═════ PROVIDED RECORDS ═════

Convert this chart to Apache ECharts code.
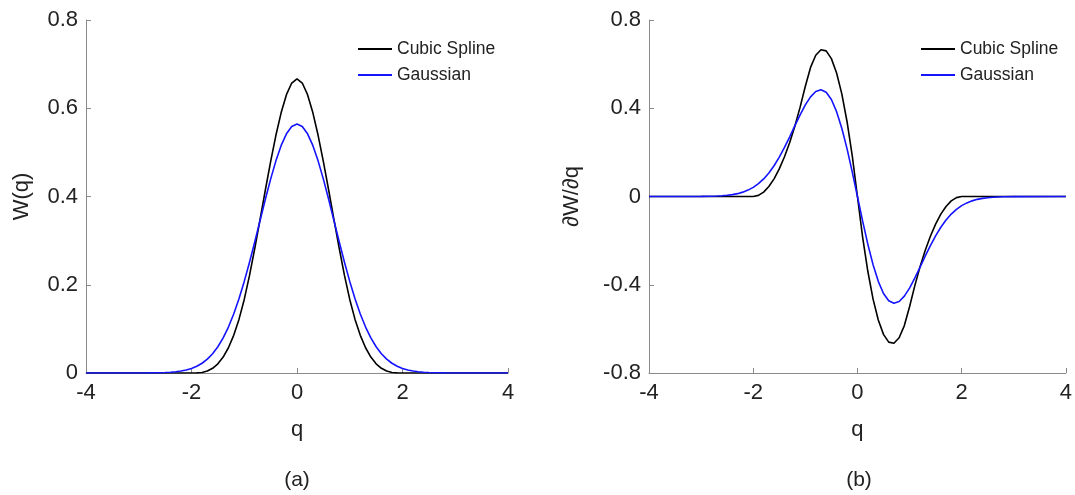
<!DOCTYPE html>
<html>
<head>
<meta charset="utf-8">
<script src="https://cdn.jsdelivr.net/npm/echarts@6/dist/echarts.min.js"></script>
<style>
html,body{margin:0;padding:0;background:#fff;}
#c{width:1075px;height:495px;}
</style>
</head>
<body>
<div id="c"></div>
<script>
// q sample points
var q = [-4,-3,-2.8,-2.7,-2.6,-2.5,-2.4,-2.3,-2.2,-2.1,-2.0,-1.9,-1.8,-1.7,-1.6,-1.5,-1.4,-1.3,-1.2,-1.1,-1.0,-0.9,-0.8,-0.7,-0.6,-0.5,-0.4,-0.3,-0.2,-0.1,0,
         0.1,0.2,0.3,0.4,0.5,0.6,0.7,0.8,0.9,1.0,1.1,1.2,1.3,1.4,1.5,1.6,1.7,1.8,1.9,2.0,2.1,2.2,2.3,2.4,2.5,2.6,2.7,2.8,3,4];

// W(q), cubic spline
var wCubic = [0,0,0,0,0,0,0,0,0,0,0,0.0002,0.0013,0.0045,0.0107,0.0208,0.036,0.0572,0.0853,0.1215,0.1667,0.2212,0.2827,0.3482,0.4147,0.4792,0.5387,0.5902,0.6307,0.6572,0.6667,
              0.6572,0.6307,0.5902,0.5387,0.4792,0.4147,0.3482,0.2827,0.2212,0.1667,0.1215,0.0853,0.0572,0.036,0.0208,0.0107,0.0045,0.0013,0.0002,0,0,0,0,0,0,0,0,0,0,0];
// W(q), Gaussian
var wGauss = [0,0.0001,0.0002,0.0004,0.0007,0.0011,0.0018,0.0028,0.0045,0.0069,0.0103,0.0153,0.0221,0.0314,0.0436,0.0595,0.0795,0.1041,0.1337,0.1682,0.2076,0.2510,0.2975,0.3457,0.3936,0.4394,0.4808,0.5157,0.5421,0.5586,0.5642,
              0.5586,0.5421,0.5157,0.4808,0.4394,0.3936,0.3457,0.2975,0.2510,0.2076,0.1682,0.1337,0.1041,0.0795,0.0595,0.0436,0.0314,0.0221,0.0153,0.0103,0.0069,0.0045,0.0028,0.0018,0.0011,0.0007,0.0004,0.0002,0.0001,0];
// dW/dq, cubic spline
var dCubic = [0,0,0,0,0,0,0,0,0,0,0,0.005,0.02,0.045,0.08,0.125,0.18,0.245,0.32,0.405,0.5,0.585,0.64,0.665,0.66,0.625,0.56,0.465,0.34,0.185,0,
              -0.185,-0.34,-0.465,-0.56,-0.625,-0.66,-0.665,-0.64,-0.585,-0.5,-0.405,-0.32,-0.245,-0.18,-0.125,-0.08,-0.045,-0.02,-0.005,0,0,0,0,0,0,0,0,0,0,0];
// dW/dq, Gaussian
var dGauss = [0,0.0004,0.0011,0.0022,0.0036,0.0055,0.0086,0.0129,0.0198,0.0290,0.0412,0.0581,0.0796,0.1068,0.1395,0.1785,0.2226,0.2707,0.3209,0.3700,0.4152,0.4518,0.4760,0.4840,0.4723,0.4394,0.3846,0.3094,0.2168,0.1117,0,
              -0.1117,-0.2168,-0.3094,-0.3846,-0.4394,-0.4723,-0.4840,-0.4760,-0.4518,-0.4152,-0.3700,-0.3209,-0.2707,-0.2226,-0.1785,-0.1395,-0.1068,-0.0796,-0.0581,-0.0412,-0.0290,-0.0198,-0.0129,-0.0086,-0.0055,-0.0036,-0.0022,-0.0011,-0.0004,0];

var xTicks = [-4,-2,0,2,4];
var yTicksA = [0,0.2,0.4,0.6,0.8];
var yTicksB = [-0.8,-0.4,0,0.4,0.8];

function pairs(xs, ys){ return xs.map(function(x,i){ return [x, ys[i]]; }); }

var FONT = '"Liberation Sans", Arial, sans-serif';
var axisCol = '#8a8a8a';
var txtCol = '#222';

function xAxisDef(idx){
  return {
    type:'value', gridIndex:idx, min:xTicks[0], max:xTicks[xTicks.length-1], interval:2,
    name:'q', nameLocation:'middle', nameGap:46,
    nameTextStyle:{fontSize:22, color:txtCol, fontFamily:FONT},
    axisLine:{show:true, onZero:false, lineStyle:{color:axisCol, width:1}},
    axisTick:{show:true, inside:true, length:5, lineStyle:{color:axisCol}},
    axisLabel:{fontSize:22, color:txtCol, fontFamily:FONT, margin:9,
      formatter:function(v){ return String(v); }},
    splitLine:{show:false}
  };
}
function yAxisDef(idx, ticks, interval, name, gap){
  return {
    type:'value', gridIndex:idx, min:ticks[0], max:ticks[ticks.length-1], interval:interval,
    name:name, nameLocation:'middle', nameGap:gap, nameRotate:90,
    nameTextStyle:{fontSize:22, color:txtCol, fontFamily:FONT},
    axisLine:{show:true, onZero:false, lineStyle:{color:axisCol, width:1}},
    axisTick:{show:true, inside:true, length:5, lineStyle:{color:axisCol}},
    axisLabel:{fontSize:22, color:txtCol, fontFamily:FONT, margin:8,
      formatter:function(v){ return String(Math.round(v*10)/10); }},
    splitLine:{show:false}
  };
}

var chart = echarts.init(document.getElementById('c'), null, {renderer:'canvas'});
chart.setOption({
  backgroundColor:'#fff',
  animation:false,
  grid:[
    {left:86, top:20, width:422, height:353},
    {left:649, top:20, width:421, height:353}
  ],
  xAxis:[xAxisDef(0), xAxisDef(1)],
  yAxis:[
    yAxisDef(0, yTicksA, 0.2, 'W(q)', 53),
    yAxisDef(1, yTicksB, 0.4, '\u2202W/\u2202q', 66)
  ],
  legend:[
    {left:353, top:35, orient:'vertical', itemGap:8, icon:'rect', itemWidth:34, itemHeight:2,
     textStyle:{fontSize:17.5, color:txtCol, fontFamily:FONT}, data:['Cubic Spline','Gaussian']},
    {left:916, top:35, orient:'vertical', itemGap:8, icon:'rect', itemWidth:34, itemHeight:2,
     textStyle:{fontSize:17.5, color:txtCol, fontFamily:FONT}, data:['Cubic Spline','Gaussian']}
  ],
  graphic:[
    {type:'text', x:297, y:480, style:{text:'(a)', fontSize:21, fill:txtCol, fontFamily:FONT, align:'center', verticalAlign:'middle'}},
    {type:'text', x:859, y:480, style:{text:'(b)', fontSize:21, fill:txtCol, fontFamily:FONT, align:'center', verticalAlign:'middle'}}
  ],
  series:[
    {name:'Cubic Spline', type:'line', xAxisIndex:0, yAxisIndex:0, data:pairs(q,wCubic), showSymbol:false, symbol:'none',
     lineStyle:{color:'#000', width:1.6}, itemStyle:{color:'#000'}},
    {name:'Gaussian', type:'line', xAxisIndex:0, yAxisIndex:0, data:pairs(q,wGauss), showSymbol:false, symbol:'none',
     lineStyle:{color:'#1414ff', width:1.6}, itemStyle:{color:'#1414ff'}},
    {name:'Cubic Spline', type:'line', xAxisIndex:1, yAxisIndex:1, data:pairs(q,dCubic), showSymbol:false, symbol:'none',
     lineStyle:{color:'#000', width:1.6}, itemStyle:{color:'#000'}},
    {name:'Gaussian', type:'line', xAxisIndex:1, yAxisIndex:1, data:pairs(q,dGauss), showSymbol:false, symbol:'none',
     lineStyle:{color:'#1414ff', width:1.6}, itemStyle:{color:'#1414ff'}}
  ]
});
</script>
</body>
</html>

═════
═════ PROVIDED RECORDS ═════

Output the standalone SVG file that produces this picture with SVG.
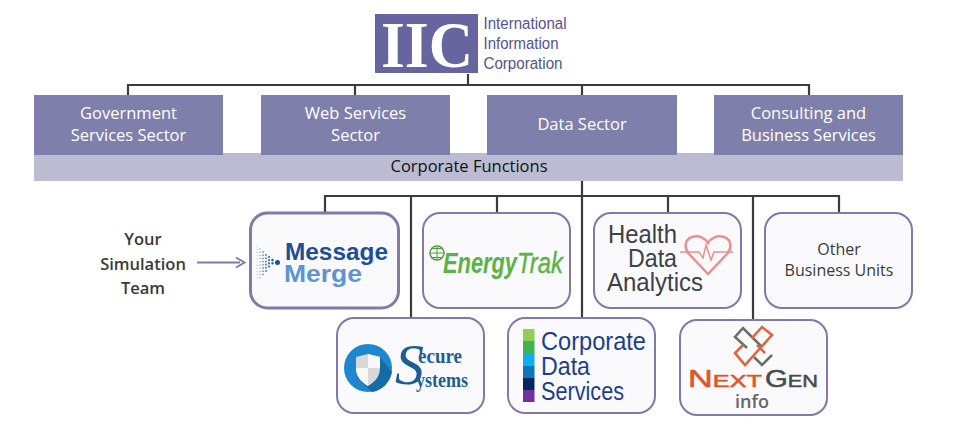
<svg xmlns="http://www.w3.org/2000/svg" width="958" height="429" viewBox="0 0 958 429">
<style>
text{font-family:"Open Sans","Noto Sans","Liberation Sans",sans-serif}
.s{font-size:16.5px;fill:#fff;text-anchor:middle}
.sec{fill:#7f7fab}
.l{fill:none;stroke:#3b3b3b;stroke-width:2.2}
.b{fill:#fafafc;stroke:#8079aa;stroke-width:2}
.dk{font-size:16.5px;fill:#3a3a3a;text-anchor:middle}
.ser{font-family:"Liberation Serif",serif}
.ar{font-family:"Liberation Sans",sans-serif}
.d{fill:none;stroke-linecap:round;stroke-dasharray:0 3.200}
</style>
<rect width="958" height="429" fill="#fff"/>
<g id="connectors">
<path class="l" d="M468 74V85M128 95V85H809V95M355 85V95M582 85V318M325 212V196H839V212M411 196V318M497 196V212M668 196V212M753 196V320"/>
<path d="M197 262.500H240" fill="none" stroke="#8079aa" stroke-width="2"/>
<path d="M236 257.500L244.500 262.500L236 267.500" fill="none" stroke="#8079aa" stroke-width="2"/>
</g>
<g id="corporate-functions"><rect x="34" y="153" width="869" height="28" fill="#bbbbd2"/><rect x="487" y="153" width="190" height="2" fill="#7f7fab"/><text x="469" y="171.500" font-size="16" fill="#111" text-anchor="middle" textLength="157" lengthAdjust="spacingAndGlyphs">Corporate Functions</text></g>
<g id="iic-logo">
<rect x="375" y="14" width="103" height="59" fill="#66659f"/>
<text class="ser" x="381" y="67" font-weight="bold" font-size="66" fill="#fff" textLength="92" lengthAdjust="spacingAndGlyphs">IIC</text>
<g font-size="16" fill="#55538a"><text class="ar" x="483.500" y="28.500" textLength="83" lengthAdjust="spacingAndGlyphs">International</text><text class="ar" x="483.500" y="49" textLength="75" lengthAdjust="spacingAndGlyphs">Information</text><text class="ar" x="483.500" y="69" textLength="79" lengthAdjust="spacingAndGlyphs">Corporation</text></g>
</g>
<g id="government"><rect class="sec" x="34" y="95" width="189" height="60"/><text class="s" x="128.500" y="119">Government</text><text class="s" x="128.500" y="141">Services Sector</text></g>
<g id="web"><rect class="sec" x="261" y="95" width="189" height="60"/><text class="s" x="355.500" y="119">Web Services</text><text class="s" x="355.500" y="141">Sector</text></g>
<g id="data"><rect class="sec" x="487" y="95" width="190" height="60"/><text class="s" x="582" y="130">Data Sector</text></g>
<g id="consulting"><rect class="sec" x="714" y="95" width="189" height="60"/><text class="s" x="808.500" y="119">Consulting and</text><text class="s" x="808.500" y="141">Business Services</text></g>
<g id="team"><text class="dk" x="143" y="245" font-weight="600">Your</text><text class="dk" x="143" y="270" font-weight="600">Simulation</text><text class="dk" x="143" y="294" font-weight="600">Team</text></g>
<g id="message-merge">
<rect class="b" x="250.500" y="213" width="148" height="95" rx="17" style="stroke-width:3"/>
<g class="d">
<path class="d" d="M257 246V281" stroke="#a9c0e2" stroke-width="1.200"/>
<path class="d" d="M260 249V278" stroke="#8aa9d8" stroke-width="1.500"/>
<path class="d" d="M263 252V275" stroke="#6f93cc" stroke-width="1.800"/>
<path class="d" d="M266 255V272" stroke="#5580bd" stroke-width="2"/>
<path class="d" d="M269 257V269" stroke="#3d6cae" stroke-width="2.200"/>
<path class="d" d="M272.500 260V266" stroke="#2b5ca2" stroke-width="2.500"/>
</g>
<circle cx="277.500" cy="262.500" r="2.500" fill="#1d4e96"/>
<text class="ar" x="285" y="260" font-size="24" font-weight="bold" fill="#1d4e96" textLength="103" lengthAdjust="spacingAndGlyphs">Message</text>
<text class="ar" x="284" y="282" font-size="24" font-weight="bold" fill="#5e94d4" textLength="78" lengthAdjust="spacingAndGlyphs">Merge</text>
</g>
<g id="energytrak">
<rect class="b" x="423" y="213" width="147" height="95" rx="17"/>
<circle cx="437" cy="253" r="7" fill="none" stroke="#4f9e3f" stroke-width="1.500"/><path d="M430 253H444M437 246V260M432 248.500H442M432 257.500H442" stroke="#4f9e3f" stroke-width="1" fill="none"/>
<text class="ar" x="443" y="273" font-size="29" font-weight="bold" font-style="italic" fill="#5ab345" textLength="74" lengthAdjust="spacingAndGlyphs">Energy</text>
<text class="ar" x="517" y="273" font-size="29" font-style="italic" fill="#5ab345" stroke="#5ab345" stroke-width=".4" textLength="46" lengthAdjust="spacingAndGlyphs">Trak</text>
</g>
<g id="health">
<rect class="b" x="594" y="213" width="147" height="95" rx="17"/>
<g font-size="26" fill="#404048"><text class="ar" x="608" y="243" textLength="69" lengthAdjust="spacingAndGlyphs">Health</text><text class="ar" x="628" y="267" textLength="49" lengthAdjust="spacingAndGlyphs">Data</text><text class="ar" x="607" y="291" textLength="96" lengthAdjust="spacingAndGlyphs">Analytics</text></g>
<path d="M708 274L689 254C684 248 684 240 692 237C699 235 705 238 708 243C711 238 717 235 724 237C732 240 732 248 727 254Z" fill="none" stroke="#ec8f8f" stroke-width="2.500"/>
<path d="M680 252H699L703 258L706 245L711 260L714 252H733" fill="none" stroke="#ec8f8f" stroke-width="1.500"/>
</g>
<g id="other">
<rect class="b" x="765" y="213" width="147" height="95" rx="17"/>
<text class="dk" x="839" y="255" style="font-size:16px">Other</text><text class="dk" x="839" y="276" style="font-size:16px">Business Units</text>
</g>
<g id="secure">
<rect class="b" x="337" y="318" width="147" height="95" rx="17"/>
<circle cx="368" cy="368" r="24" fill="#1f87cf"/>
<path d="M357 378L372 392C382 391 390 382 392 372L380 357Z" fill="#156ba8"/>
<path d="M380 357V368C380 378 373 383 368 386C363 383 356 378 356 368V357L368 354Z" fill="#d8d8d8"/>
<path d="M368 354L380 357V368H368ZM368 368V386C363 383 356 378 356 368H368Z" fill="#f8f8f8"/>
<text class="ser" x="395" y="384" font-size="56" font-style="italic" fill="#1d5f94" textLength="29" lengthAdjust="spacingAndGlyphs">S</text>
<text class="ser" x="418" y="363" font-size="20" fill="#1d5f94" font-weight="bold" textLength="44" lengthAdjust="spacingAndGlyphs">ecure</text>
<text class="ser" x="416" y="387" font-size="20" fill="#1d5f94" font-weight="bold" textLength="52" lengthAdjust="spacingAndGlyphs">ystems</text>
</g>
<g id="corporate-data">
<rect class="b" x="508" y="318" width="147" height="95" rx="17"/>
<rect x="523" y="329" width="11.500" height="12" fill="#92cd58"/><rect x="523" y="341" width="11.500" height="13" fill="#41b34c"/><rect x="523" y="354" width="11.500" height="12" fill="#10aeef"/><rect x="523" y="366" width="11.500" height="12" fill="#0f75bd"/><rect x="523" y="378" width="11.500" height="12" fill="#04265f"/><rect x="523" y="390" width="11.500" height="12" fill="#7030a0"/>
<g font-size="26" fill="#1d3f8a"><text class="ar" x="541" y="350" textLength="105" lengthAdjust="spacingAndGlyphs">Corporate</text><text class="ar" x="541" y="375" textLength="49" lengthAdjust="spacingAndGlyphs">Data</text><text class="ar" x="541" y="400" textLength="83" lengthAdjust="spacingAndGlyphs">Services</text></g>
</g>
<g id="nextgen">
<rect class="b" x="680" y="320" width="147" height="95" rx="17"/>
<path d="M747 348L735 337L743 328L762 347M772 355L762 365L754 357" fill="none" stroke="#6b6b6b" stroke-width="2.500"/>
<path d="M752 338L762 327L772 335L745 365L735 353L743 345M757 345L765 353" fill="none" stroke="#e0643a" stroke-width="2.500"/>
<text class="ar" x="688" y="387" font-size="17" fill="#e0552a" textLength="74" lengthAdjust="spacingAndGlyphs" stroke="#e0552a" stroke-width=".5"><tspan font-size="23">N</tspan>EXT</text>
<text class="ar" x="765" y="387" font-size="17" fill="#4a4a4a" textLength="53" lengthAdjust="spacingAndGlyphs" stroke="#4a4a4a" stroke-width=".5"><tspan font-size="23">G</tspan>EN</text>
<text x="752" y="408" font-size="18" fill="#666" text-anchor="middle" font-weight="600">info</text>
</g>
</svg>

═════
═════ PROVIDED RECORDS ═════

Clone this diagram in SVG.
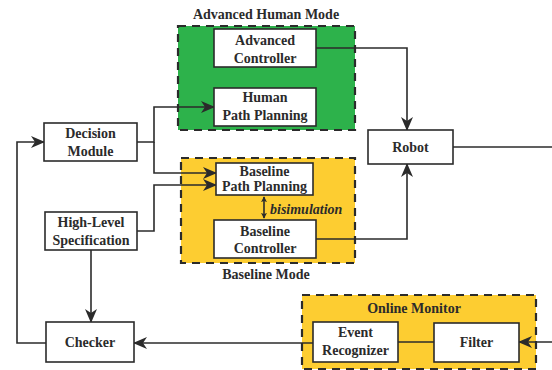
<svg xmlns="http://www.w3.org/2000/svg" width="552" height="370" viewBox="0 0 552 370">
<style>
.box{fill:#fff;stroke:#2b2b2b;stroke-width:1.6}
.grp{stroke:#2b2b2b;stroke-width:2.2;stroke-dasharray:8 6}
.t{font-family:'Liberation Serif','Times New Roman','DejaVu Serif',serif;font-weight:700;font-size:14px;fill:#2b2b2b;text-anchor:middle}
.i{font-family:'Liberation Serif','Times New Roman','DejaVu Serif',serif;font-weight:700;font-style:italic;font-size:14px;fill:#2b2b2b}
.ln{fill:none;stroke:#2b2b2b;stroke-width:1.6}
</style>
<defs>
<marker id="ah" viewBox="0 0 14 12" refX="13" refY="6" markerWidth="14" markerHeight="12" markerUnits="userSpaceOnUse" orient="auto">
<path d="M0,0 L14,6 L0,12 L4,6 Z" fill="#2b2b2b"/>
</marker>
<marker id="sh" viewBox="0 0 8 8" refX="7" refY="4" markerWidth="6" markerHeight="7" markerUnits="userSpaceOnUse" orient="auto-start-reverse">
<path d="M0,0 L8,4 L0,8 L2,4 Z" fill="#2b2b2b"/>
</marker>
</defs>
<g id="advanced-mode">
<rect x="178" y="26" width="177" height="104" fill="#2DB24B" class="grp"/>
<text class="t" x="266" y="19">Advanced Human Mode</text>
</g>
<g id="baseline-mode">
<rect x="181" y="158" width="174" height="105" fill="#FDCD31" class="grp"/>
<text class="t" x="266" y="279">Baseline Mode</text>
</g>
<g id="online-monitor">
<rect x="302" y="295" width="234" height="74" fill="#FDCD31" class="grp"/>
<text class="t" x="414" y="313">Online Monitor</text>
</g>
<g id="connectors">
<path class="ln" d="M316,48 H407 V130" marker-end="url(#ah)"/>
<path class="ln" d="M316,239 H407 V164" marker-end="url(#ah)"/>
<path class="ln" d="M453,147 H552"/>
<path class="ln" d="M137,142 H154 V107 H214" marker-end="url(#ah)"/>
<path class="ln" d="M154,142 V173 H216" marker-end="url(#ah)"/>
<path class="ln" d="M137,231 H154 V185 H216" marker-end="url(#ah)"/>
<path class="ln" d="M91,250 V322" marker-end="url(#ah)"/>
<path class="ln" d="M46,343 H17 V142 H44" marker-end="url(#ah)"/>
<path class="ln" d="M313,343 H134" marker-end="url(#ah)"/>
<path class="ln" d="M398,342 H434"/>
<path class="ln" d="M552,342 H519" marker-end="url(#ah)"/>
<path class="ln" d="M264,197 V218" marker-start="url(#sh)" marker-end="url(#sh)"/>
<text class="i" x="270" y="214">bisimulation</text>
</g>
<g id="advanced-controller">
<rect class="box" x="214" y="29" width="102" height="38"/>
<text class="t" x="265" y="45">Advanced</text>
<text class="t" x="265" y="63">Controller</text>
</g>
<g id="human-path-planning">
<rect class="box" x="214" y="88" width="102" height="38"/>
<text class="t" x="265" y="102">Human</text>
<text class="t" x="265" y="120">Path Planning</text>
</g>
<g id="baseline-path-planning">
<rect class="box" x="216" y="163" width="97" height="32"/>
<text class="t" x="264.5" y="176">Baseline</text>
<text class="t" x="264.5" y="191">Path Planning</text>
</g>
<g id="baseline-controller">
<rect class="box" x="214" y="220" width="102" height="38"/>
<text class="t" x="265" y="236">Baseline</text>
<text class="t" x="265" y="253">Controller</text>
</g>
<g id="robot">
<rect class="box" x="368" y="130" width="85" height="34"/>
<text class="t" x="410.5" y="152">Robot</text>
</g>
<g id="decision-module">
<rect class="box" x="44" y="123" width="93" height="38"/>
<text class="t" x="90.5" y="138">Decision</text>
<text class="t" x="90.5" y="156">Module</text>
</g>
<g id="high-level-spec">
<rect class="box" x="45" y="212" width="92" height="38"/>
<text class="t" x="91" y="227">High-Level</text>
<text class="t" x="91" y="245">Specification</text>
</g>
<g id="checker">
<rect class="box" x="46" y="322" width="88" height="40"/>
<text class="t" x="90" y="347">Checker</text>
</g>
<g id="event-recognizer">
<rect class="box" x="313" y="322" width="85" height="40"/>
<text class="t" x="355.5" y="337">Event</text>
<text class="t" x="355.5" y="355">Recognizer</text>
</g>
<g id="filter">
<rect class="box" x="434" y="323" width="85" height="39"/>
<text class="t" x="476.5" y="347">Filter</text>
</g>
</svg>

═════

(SHORT PROBLEM): Find the word "this" in the material, then list each line that holds it.

(RESULT):
Convert this chart to Apache ECharts code.
Output the standalone SVG file that produces this picture with SVG.
Clone this diagram in SVG.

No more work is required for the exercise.